--- Start of Input ---

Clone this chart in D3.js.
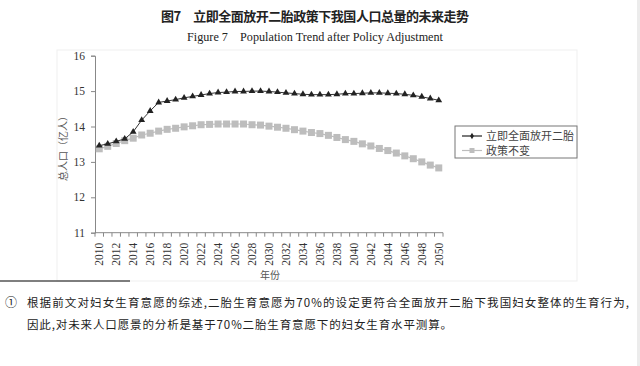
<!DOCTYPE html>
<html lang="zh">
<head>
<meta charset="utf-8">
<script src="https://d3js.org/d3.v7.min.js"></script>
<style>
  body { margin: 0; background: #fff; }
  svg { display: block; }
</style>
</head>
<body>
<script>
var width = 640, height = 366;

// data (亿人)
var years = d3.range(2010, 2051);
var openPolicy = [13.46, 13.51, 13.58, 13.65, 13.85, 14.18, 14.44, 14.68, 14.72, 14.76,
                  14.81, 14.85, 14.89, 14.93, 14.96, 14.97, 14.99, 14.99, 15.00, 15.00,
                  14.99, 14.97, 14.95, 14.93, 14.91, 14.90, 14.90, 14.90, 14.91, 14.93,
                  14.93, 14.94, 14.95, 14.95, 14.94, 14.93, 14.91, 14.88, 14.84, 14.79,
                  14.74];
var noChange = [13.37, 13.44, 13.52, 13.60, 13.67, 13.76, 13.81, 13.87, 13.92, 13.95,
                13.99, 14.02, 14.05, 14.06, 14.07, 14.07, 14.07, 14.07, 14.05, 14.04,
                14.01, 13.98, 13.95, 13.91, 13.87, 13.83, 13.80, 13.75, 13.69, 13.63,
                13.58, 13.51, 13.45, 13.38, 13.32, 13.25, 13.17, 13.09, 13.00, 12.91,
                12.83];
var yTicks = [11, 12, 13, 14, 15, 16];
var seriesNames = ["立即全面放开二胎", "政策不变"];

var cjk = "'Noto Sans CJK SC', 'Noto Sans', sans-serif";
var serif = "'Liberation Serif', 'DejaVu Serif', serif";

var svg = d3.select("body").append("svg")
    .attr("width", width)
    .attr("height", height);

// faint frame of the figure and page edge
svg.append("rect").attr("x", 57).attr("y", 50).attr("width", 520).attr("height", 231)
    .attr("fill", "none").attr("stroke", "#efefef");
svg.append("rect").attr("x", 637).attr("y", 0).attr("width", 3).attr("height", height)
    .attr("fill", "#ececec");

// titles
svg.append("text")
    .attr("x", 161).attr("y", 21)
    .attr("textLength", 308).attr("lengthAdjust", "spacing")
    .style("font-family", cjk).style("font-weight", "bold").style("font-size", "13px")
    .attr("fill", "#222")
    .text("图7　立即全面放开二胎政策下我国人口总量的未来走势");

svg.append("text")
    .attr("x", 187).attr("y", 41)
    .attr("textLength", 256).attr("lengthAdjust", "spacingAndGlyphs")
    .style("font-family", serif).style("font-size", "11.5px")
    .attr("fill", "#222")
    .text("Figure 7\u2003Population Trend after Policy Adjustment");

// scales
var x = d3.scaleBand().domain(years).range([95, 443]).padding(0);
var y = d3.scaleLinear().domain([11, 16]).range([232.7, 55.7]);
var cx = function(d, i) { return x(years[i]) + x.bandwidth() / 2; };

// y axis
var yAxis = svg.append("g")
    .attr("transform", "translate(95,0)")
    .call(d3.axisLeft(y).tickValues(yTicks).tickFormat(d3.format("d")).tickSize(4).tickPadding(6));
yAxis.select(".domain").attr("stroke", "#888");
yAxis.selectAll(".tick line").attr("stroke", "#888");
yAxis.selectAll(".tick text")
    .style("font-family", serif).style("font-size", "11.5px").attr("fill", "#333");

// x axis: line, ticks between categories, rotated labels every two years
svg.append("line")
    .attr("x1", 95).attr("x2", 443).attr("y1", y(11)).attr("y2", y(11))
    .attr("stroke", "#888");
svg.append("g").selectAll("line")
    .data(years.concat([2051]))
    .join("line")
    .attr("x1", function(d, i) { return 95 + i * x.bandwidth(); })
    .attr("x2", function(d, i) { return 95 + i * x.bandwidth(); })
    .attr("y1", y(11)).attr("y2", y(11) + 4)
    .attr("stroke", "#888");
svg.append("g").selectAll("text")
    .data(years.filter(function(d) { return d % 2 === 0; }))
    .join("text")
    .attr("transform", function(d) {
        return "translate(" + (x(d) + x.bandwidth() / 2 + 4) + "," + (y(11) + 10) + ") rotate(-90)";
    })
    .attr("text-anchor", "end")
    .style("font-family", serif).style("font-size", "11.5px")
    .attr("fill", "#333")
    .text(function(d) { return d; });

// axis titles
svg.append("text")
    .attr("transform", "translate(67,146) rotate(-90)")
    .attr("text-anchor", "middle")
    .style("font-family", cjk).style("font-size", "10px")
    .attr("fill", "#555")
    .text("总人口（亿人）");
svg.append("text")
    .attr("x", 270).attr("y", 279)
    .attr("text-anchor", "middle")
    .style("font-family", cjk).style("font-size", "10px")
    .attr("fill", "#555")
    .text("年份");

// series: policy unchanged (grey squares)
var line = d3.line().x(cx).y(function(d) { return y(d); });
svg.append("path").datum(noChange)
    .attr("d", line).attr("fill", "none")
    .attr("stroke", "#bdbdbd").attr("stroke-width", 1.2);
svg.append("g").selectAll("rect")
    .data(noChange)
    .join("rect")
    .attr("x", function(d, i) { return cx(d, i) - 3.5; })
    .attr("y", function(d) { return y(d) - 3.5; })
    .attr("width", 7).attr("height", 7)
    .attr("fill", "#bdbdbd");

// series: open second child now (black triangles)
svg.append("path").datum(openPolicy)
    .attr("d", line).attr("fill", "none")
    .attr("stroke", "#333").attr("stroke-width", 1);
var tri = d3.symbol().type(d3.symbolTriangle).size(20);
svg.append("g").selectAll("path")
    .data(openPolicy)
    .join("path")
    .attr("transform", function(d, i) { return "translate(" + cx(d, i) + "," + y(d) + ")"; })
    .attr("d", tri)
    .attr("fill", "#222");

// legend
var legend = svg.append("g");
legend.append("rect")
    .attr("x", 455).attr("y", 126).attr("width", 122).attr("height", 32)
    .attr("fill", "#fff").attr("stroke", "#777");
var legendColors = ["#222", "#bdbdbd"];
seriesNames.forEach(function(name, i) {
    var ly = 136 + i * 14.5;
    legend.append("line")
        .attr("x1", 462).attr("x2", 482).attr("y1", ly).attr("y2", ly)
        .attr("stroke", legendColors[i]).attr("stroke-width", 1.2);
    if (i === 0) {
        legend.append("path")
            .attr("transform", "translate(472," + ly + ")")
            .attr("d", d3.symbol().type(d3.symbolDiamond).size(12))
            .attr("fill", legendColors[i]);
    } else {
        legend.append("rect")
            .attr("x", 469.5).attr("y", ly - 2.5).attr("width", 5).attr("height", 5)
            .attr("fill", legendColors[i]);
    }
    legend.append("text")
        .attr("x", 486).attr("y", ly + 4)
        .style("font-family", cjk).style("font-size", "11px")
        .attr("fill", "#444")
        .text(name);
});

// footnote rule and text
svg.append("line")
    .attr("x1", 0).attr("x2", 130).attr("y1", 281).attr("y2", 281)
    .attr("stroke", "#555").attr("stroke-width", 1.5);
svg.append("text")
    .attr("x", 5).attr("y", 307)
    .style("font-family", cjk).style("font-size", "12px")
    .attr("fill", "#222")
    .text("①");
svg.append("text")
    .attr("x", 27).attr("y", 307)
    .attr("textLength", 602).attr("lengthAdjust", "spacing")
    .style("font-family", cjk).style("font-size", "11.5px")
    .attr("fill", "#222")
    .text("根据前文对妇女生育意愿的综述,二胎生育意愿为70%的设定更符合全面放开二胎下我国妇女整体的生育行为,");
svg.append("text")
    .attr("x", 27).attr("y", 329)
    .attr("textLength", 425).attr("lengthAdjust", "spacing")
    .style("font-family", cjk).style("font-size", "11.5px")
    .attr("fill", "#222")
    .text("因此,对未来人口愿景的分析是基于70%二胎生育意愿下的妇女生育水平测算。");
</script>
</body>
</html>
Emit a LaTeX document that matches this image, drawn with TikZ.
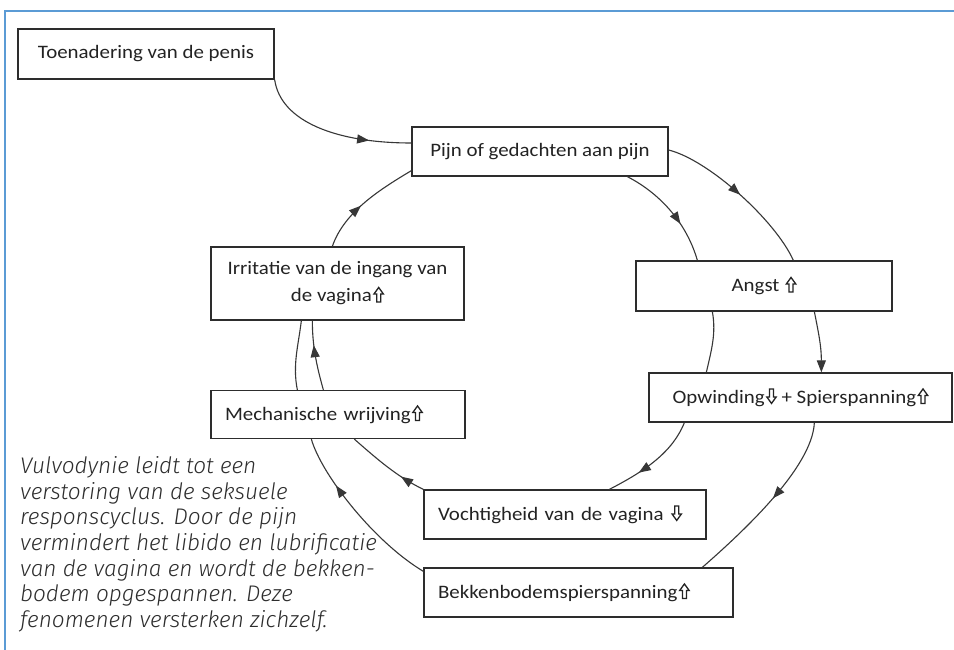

--- End of Input ---

### Given task
From the data above, copy each line where the string "this" appears.

### Answer in full
Clone this chart in D3.js.
Emit a LaTeX document that matches this image, drawn with TikZ.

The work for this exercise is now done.